Dillard, from Southern Union (Ala.), averaged 7.8 points in 12.5 minutes off the bench in two seasons and hit 138 of 344 three-pointers. He scored 39 points against Delaware State.

Stewart averaged 7.4 points and 4.5 rebounds in three seasons. Weems, from West Memphis and UA-Fort Smith, averaged 15.0 points as a senior and 13.4 points in two seasons.

An Arkansas junior-college transfer not to make the top 15 was Manuel Whitley, a Bismarck native who averaged 17.0 points as a senior during the 1955-56 season after serving in the Army and playing at Little Rock Junior College, which is now UALR.

Nine junior-college players scored 30 or more points in 40 games for the Razorbacks, including Tim Scott’s 34 against Kansas and Danny Manning during the 1986-87 season.

The Razorbacks don’t have a junior-college player on their current roster after Jones’ decision to enter the NBA Draft and bypass his senior season. But Akol Mawein, a 6-10 forward from Navarro (Texas) Community College who played at Southwest Christian Academy in Little Rock, has committed to the Razorbacks and Coach Eric Musselman for the Class of 2021.

In Musselman’s two seasons at Arkansas, he has added five graduate transfers.

“I loved recruiting junior-college players,” Zimmerman said. “They’re a little bit like what Coach Musselman is getting with senior grad transfers. I think you can coach them really hard and aggressive, because they’ve got nowhere else to go. This is it for them.

“Juco guys are the same way. They come to you, and now they’ve got to perform. They don’t have any other options.”

Zimmerman said junior-college players also bring a hunger — literally and figuratively — to Division I programs.

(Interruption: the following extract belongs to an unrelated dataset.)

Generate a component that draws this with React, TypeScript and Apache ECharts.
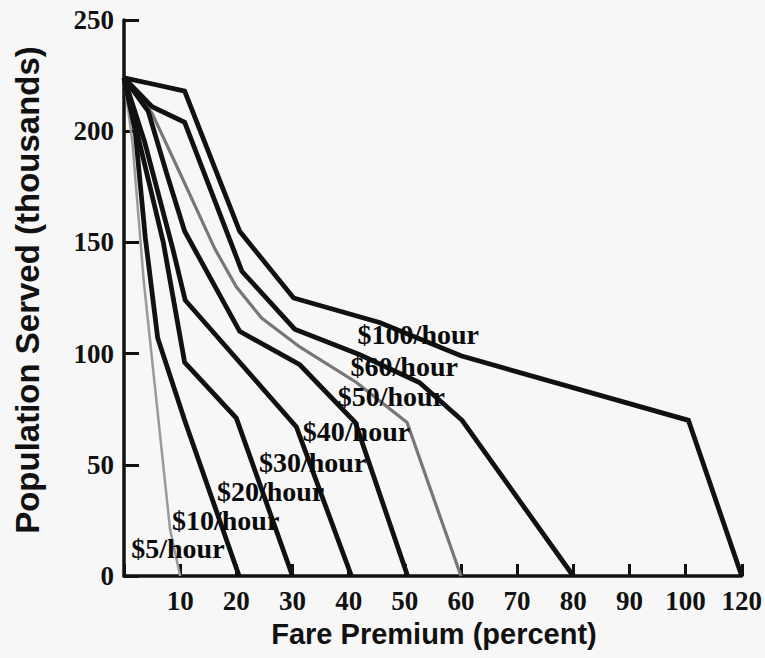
import { useEffect, useRef } from "react";
import * as echarts from "echarts";

// x axis: evenly spaced positions 0..110; the last printed label reads "120"
const xTickLabels = ["", "10", "20", "30", "40", "50", "60", "70", "80", "90", "100", "120"];
const yTickValues = [0, 50, 100, 150, 200, 250];

const seriesNames = ["$5/hour", "$10/hour", "$20/hour", "$30/hour", "$40/hour", "$50/hour", "$60/hour", "$100/hour"];

// [fare premium position, population served (thousands)]
const s5 = [[0, 224], [1.5, 195], [3.5, 133], [8.2, 21], [10, 0]];
const s10 = [[0, 224], [2, 200], [3.8, 152], [6, 107], [10.8, 70], [20.5, 0]];
const s20 = [[0, 224], [7, 150], [10.8, 96], [20, 71], [30, 0]];
const s30 = [[0, 224], [3.7, 195], [8.7, 147], [10.9, 124], [30.7, 67], [40.5, 0]];
const s40 = [[0, 224], [4.3, 209], [7.6, 181], [10.8, 155], [20.6, 110], [31.3, 95], [41.2, 69], [50.5, 0]];
const s50 = [[0, 224], [5, 208], [10, 181], [16.2, 147], [20, 130], [24.5, 116], [31.3, 103], [41.4, 87], [50.4, 69], [60, 0]];
const s60 = [[0, 224], [5, 211], [10.8, 204], [21, 137], [30.4, 111], [42, 99.5], [52.6, 87], [60.2, 70], [80, 0]];
const s100 = [[0, 224], [5.5, 221], [10.8, 218], [20.6, 155], [30.2, 125], [45.5, 114], [60, 99], [100.5, 70], [110, 0]];

// where each series name is printed (data coordinates)
const labelAnchors = [[9.6, 12.2], [18.1, 24.8], [26.1, 37.9], [33.6, 51], [41.4, 65], [47.6, 80.8], [49.9, 94.3], [52.4, 108.8]];

const allSeries = [s5, s10, s20, s30, s40, s50, s60, s100];

export default function App() {
  const ref = useRef<HTMLDivElement>(null);
  useEffect(() => {
    if (!ref.current) return;
    const chart = echarts.init(ref.current, undefined, { renderer: "svg" });
    const lineStyles = allSeries.map((_, i) => {
      if (i === 0) return { color: "#9a9a9a", width: 2.5 };
      if (i === 5) return { color: "#777777", width: 3.2 };
      return { color: "#111111", width: 4.8 };
    });
    const lineSeries = allSeries.map((d, i) => ({
      type: "line",
      name: seriesNames[i],
      data: d,
      showSymbol: false,
      symbol: "none",
      lineStyle: { ...lineStyles[i], join: "miter" },
      z: i === 0 || i === 5 ? 3 : 4,
      silent: true,
    }));
    const labelSeries = {
      type: "scatter",
      symbolSize: 0,
      z: 10,
      itemStyle: { color: "#111", opacity: 1 },
      data: labelAnchors.map((p, i) => ({ value: p, name: seriesNames[i] })),
      label: {
        show: true,
        position: "inside",
        formatter: (p: any) => p.name,
        fontFamily: "Liberation Serif",
        fontWeight: "bold",
        fontSize: 28,
        color: "#0a0a0a",
        opacity: 1,
        textBorderWidth: 0,
        textBorderColor: "transparent",
      },
      emphasis: { disabled: true },
      silent: true,
    };
    chart.setOption({
      animation: false,
      backgroundColor: "#f7f7f7",
      grid: { left: 124, right: 22, top: 20, bottom: 82 },
      xAxis: {
        type: "value",
        min: 0,
        max: 110,
        interval: 10,
        axisLine: { show: true, lineStyle: { color: "#111", width: 3.5 } },
        axisTick: { show: true, inside: true, length: 12, lineStyle: { color: "#111", width: 3 } },
        splitLine: { show: false },
        axisLabel: {
          formatter: (v: number) => xTickLabels[Math.round(v / 10)] ?? "",
          fontFamily: "Liberation Serif",
          fontWeight: "bold",
          fontSize: 27,
          color: "#111",
          margin: 11,
        },
      },
      yAxis: {
        type: "value",
        min: 0,
        max: 250,
        interval: 50,
        axisLine: { show: true, lineStyle: { color: "#111", width: 3.5 } },
        axisTick: { show: true, inside: true, length: 15, lineStyle: { color: "#111", width: 3 } },
        splitLine: { show: false },
        axisLabel: {
          formatter: (v: number) => (yTickValues.includes(v) ? String(v) : ""),
          fontFamily: "Liberation Serif",
          fontWeight: "bold",
          fontSize: 27,
          color: "#111",
          margin: 10,
        },
      },
      graphic: [
        {
          type: "text",
          x: 434,
          y: 619,
          style: {
            text: "Fare Premium (percent)",
            font: "bold 29px 'Liberation Sans'",
            fill: "#111",
            align: "center",
            verticalAlign: "top",
          },
        },
        {
          type: "text",
          x: 11,
          y: 290,
          rotation: Math.PI / 2,
          style: {
            text: "Population Served (thousands)",
            font: "bold 33px 'Liberation Sans'",
            fill: "#111",
            align: "center",
            verticalAlign: "top",
          },
        },
      ],
      series: [...lineSeries, labelSeries],
    });
    return () => chart.dispose();
  }, []);
  return (
    <div
      ref={ref}
      style={{ position: "absolute", left: 0, top: 0, width: 765, height: 658 }}
    />
  );
}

“In junior college, they’ve been riding in the vans on long trips, and they’re eating sandwiches, and they don’t live in places as nice as Division I players,” Zimmerman said. “So they’ve come from a little bit tougher environment, and they’ve had to grow from those life experiences.”

CORRECTION: Phillips County Community College was incorrectly identified as being in Hot Springs. It has been corrected to say the college is in Helena.